To speak of desire paths, in urban terms, is to speak of a method of attention. They reveal how people need to move, to connect, to breathe within a landscape. Their logic is not prescriptive but emergent, shaped by use rather than decree. If planning is to be responsive, it must contend with these patterns, not as anomalies to be corrected but as signals to be understood.
People created these paths out of convenience, certainly, but also out of instinct, a preference for directness, for autonomy, for the small assertion of choosing one’s own way. Around them, nature has continued its slower work, adapting and enduring even when disrupted. Today, the paths in the retroceded area may be more visible than ever. They are routes, but also records, of how the space functioned before 2005, when the park was, unequivocally, a shared public right.
Along the paths, despite the ecocide, nature continues to thrive and regrow at its own pace.
There is, too, an intimacy in walking such paths. Even in contested terrain, the act of crossing it creates a bond. To walk is not only to move through a place but, in some sense, to remake it. Each passage reaffirms the park’s presence, reopening it, however modestly, to those who use it. When these paths endure despite damage, they become evidence of a deeper insistence that green spaces should remain accessible, continuous, and free.
They might be understood as a kind of map, one that documents not property lines or official designations, but freedom. They record a community’s refusal to disappear, tracing the real tempo of the place. Where barriers are proposed, they suggest continuity. Where damage occurs, they preserve memory. And where the landscape risks erasure, they begin, quietly, to draw it again.
In the end, the instinctive paths in the retroceded area of IOR Park are not incidental marks on the ground. They are testimonies to an ongoing, collective story, one that persists, step by step, despite interruption. They affirm a set of claims that are at once modest and profound, the right to green space, the right to belong, the freedom to move, and the enduring capacity of a community to write its own geography, even when other narratives attempt to take hold.
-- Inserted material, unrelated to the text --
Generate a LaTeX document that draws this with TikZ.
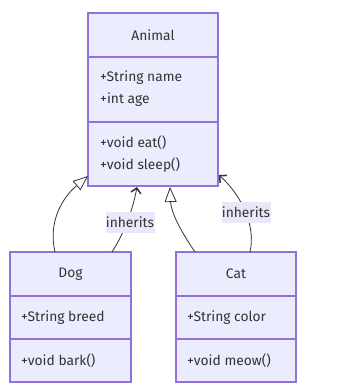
\documentclass[tikz,border=0pt]{standalone}
\usepackage{fontspec}
\setmainfont{Fira Sans}
\usetikzlibrary{arrows.meta,calc}
\definecolor{boxfill}{HTML}{ECECFF}
\definecolor{boxline}{HTML}{9370DB}
\definecolor{ink}{HTML}{333333}
\definecolor{lblfill}{HTML}{E8E8FA}
\tikzset{
  umlbox/.style={draw=boxline, fill=boxfill, line width=1.2pt, inner sep=0pt},
  divider/.style={draw=boxline, line width=1.2pt},
  txt/.style={text=ink, font=\fontsize{13.8}{16}\selectfont, inner sep=0pt},
  title/.style={txt, anchor=center},
  member/.style={txt, anchor=west},
  link/.style={draw=ink, line width=0.8pt},
  gen/.style={link, -{Triangle[length=15pt, width=12pt, fill=white, line width=0.8pt]}},
  assoc/.style={link, -{Straight Barb[length=5pt, width=10pt, line width=1.5pt]}},
  lbl/.style={fill=lblfill, text=ink, font=\fontsize{13.8}{16}\selectfont, inner sep=0pt, minimum width=49pt, minimum height=21pt}
}
\begin{document}
\begin{tikzpicture}[x=1pt, y=-1pt]
\useasboundingbox (0,0) rectangle (359,390);
% Animal
\node[umlbox, minimum width=130pt, minimum height=173pt] (animal) at (153,99.5) {};
\draw[divider] (88,57) -- (218,57);
\draw[divider] (88,122) -- (218,122);
\node[title] (animalt) at (153,35) {Animal};
\node[member] (a1) at (100,78) {+String name};
\node[member] (a2) at (100,100) {+int age};
\node[member] (a3) at (100,143) {+void eat()};
\node[member] (a4) at (100,165) {+void sleep()};
% Dog
\node[umlbox, minimum width=121pt, minimum height=130pt] (dog) at (70.5,317) {};
\draw[divider] (10,296) -- (131,296);
\draw[divider] (10,339) -- (131,339);
\node[title] (dogt) at (70.5,274) {Dog};
\node[member] (d1) at (21,318) {+String breed};
\node[member] (d2) at (21,361) {+void bark()};
% Cat
\node[umlbox, minimum width=120pt, minimum height=130pt] (cat) at (236,317) {};
\draw[divider] (176,296) -- (296,296);
\draw[divider] (176,339) -- (296,339);
\node[title] (catt) at (236,274) {Cat};
\node[member] (c1) at (187,318) {+String color};
\node[member] (c2) at (187,361) {+void meow()};
% endpoints
\coordinate (dogA) at (55,252);
\coordinate (dogB) at (112,252);
\coordinate (catA) at (195,252);
\coordinate (catB) at (250,252);
\coordinate (anA) at (88,176);
\coordinate (anB) at (137,187);
\coordinate (anC) at (170,187);
\coordinate (anD) at (219,175);
% connectors
\draw[gen] (dogA) .. controls (48,222) and (62,198) .. (anA);
\draw[assoc] (dogB) .. controls (126,230) and (133,208) .. (anB);
\draw[gen] (catA) .. controls (180,230) and (171,212) .. (anC);
\draw[assoc] (catB) .. controls (256,226) and (242,196) .. (anD);
% labels
\node[lbl] (l1) at (130,222) {inherits};
\node[lbl] (l2) at (246,212) {inherits};
\end{tikzpicture}
\end{document}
The 12-hectare area in 2000, before the retrocession and the ecocide.
The same 12-hectare area today, after the retrocession and the ongoing ecocide.
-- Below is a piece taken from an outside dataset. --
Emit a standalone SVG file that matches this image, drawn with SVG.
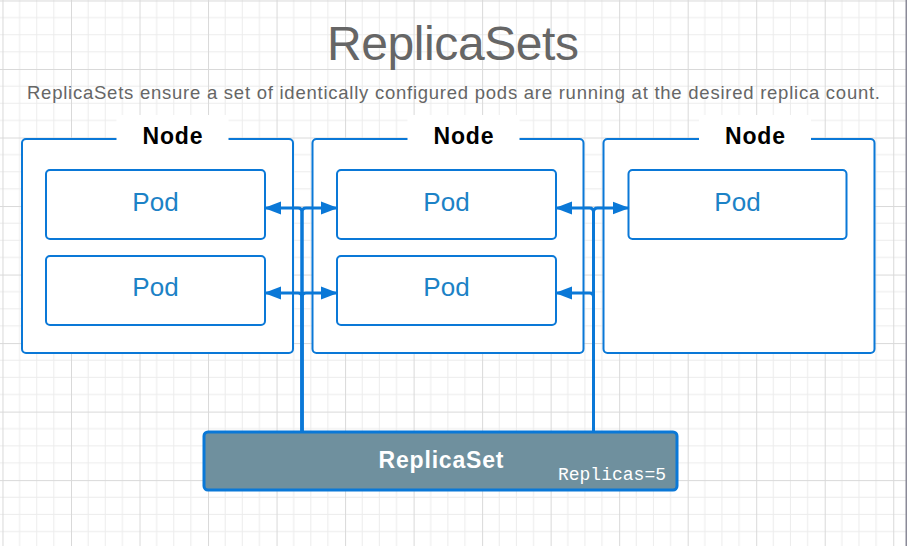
<svg xmlns="http://www.w3.org/2000/svg" width="907" height="546" viewBox="0 0 907 546">
<defs>
<pattern id="grid" patternUnits="userSpaceOnUse" x="71" y="69" width="68.52" height="68.52">
<path d="M17.13 0V68.52M34.26 0V68.52M51.39 0V68.52M0 17.13H68.52M0 34.26H68.52M0 51.39H68.52" stroke="#ececec" stroke-width="1" fill="none"/>
<path d="M0.5 0V68.52M0 0.5H68.52" stroke="#d9d9d9" stroke-width="1" fill="none"/>
</pattern>
<marker id="arr" markerUnits="userSpaceOnUse" markerWidth="18" markerHeight="14" refX="16" refY="7" orient="auto">
<path d="M0 0.5L17 7L0 13.5Z" fill="#0a78d7"/>
</marker>
<style>
.node{fill:#fff;stroke:#0a78d7;stroke-width:2}
.pod{fill:#fff;stroke:#0a78d7;stroke-width:2}
.gap{fill:#fff}
.nlabel{font-family:"Liberation Sans",Arial,sans-serif;font-weight:bold;font-size:23px;fill:#000;text-anchor:middle}
.plabel{font-family:"Liberation Sans",Arial,sans-serif;font-size:26px;fill:#1c82c6;text-anchor:middle}
.edge{fill:none;stroke:#0a78d7;stroke-width:3;marker-end:url(#arr)}
</style>
</defs>
<rect width="907" height="546" fill="#fff"/>
<rect width="907" height="546" fill="url(#grid)"/>
<rect x="905.5" y="0" width="1.5" height="546" fill="#8a8a98"/>

<text x="453" y="60" font-family="'Liberation Sans',Arial,sans-serif" font-size="48" fill="#666" text-anchor="middle" textLength="252">ReplicaSets</text>
<text x="453.5" y="99" font-family="'Liberation Sans',Arial,sans-serif" font-size="18.5" fill="#666" text-anchor="middle" textLength="853">ReplicaSets ensure a set of identically configured pods are running at the desired replica count.</text>

<g id="node1">
<rect class="node" x="22" y="139" width="271" height="214" rx="4"/>
<rect class="gap" x="116.5" y="115" width="112" height="28"/>
<text class="nlabel" x="172.5" y="144" textLength="60">Node</text>
</g>
<g id="node2">
<rect class="node" x="312.5" y="139" width="271" height="214" rx="4"/>
<rect class="gap" x="407.5" y="115" width="112" height="28"/>
<text class="nlabel" x="463.5" y="144" textLength="60">Node</text>
</g>
<g id="node3">
<rect class="node" x="603.5" y="139" width="271" height="214" rx="4"/>
<rect class="gap" x="699" y="115" width="112" height="28"/>
<text class="nlabel" x="755" y="144" textLength="60">Node</text>
</g>

<g id="pod1a">
<rect class="pod" x="46" y="170" width="219" height="69" rx="4"/>
<text class="plabel" x="155.5" y="211">Pod</text>
</g>
<g id="pod1b">
<rect class="pod" x="46" y="256" width="219" height="69" rx="4"/>
<text class="plabel" x="155.5" y="296">Pod</text>
</g>
<g id="pod2a">
<rect class="pod" x="337" y="170" width="219" height="69" rx="4"/>
<text class="plabel" x="446.5" y="211">Pod</text>
</g>
<g id="pod2b">
<rect class="pod" x="337" y="256" width="219" height="69" rx="4"/>
<text class="plabel" x="446.5" y="296">Pod</text>
</g>
<g id="pod3a">
<rect class="pod" x="628.5" y="170" width="218" height="69" rx="4"/>
<text class="plabel" x="737.5" y="211">Pod</text>
</g>

<g id="connectors">
<path class="edge" d="M302 432V212Q302 208 298 208H265"/>
<path class="edge" d="M302 432V212Q302 208 306 208H337"/>
<path class="edge" d="M302 432V297Q302 293 298 293H265"/>
<path class="edge" d="M302 432V297Q302 293 306 293H337"/>
<path class="edge" d="M593.5 432V212Q593.5 208 589.5 208H556"/>
<path class="edge" d="M593.5 432V212Q593.5 208 597.5 208H628.5"/>
<path class="edge" d="M593.5 432V297Q593.5 293 589.5 293H556"/>
</g>

<g id="replicaset">
<rect x="204" y="432" width="473" height="58" rx="4" fill="#6f909e" stroke="#0a78d7" stroke-width="3"/>
<text x="441" y="468" font-family="'Liberation Sans',Arial,sans-serif" font-weight="bold" font-size="23" fill="#fff" text-anchor="middle" textLength="125">ReplicaSet</text>
<text x="666" y="480" font-family="'Liberation Mono','DejaVu Sans Mono',monospace" font-size="18" fill="#fff" text-anchor="end">Replicas=5</text>
</g>
</svg>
*After the land was illegally retroceded in 2005, it was left to decay, the state withdrawing its care. For years, it lay neglected. In 2023, the destruction intensified, with fires, poison, and the cutting of more than 1,500 trees. It continues still, as those responsible methodically cut down whatever manages to grow. Now, the state is considering its expropriation, a move that, for many, comes as yet another bitter turn in a long and troubling history.